Unfortunately, the list of good news is not very long, as most of the unfavorable changes in the draft amendment to the Reimbursement Act were left in place. We are talking, among other things, about changes in the procedure for applying for reimbursement coverage of a drug. The draft still provides for, among other things, the prohibition of modifying the reimbursement application (including the price) after the Economic Commission has issued a resolution, the exclusion of the application to reimbursement proceedings of a provision of the Administrative Procedure Code allowing the suspension of proceedings at the request of a party, and finally the particularly controversial idea of subjecting persons signing reimbursement applications on behalf of applicants to criminal liability as for making false statements in the event that the data, information or documents attached to the application turn out to be false. Slight changes have also been made to the provisions of Articles 11(3a) and 13(2) of the Reimbursement Law, criticized by part of the community, concerning mandatory price reduction after the expiration of the protective period for a drug.

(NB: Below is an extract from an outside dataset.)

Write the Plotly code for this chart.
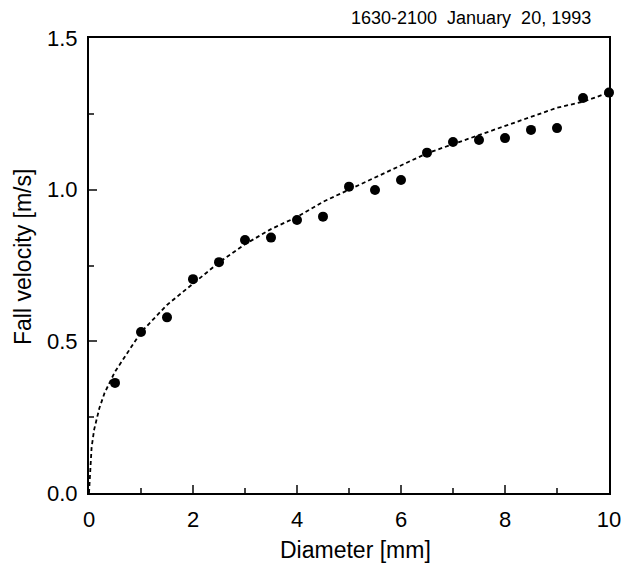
import plotly.graph_objects as go

# Observed fall velocities
diameter_mm = [0.5, 1.0, 1.5, 2.0, 2.5, 3.0, 3.5, 4.0, 4.5, 5.0, 5.5, 6.0, 6.5, 7.0, 7.5, 8.0, 8.5, 9.0, 9.5, 10.0]
velocity_ms = [0.363, 0.531, 0.579, 0.705, 0.761, 0.834, 0.842, 0.900, 0.911, 1.010, 0.999, 1.032, 1.122, 1.157, 1.164, 1.170, 1.197, 1.203, 1.302, 1.320]

# Dashed fit curve
fit_d = [0, 0.05, 0.1, 0.2, 0.3, 0.5, 1.0, 1.5, 2.0, 2.5, 3.0, 3.5, 4.0, 4.5, 5.0, 5.5, 6.0, 6.5, 7.0, 7.5, 8.0, 8.5, 9.0, 9.5, 10.0]
fit_v = [0, 0.15, 0.21, 0.28, 0.33, 0.40, 0.53, 0.62, 0.69, 0.76, 0.82, 0.87, 0.91, 0.96, 1.00, 1.04, 1.08, 1.12, 1.15, 1.18, 1.21, 1.24, 1.27, 1.29, 1.32]

x_ticks = [0, 2, 4, 6, 8, 10]
y_ticks = [0.0, 0.5, 1.0, 1.5]

title_text = "1630-2100  January  20, 1993"

FONT = "Liberation Sans, Arial, Helvetica, sans-serif"

fig = go.Figure()
fig.add_trace(go.Scatter(x=fit_d, y=fit_v, mode="lines",
                         line=dict(color="black", width=1.8, dash="4px,3px"),
                         showlegend=False, hoverinfo="skip"))
fig.add_trace(go.Scatter(x=diameter_mm, y=velocity_ms, mode="markers",
                         marker=dict(color="black", size=10),
                         showlegend=False, cliponaxis=False))

fig.update_layout(
    width=637, height=564,
    margin=dict(l=89, r=28, t=38, b=71),
    paper_bgcolor="white", plot_bgcolor="white",
    font=dict(family=FONT, size=22, color="black"),
    annotations=[
        dict(text=title_text, xref="paper", yref="paper",
             x=0.969, y=1.044, xanchor="right", yanchor="middle",
             showarrow=False, font=dict(size=18, family=FONT)),
        dict(text="Diameter [mm]", xref="paper", yref="paper",
             x=(355 - 89) / 520, y=-(550 - 493) / 455, xanchor="center", yanchor="middle",
             showarrow=False, font=dict(size=23, family=FONT)),
        dict(text="Fall velocity [m/s]", xref="paper", yref="paper", textangle=-90,
             x=-(89 - 23) / 520, y=(493 - 257) / 455, xanchor="center", yanchor="middle",
             showarrow=False, font=dict(size=23, family=FONT)),
    ],
)
fig.update_xaxes(range=[0, 10], tickvals=x_ticks, ticks="inside", ticklen=8, tickwidth=1.5,
                 showline=True, linecolor="black", linewidth=2, mirror=True,
                 showgrid=False, zeroline=False, ticklabelstandoff=6,
                 minor=dict(tickvals=[1, 3, 5, 7, 9], ticks="inside", ticklen=5, tickwidth=1.5),
                 tickfont=dict(size=22))
fig.update_yaxes(range=[0, 1.5], tickvals=y_ticks, tickformat=".1f", ticks="inside", ticklen=8, tickwidth=1.5,
                 showline=True, linecolor="black", linewidth=2, mirror=True,
                 showgrid=False, zeroline=False, ticklabelstandoff=5,
                 minor=dict(tickvals=[0.25, 0.75, 1.25], ticks="inside", ticklen=5, tickwidth=1.5),
                 tickfont=dict(size=22))

fig.write_html("out.html", config={"displayModeBar": False},
               post_script="document.body.style.margin='0';")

Although the legislator has waived the requirement to apply this reduction after the expiration of the protection period resulting from the supplementary protection certificate, the obligation to reduce the price by a minimum of 25% is still to apply in the event of the expiration of market exclusivity and patent protection; and it is not explicitly indicated in the regulations that only in one of these cases. In addition, both the nominal (official) price of the drug and the effective price, resulting from the terms of the risk-sharing instrument, are to be reduced. The draft's authors further maintain their intention to exclude the possibility of increasing the official sales price before the expiration of the protection periods, as well as within 12 months after their expiration.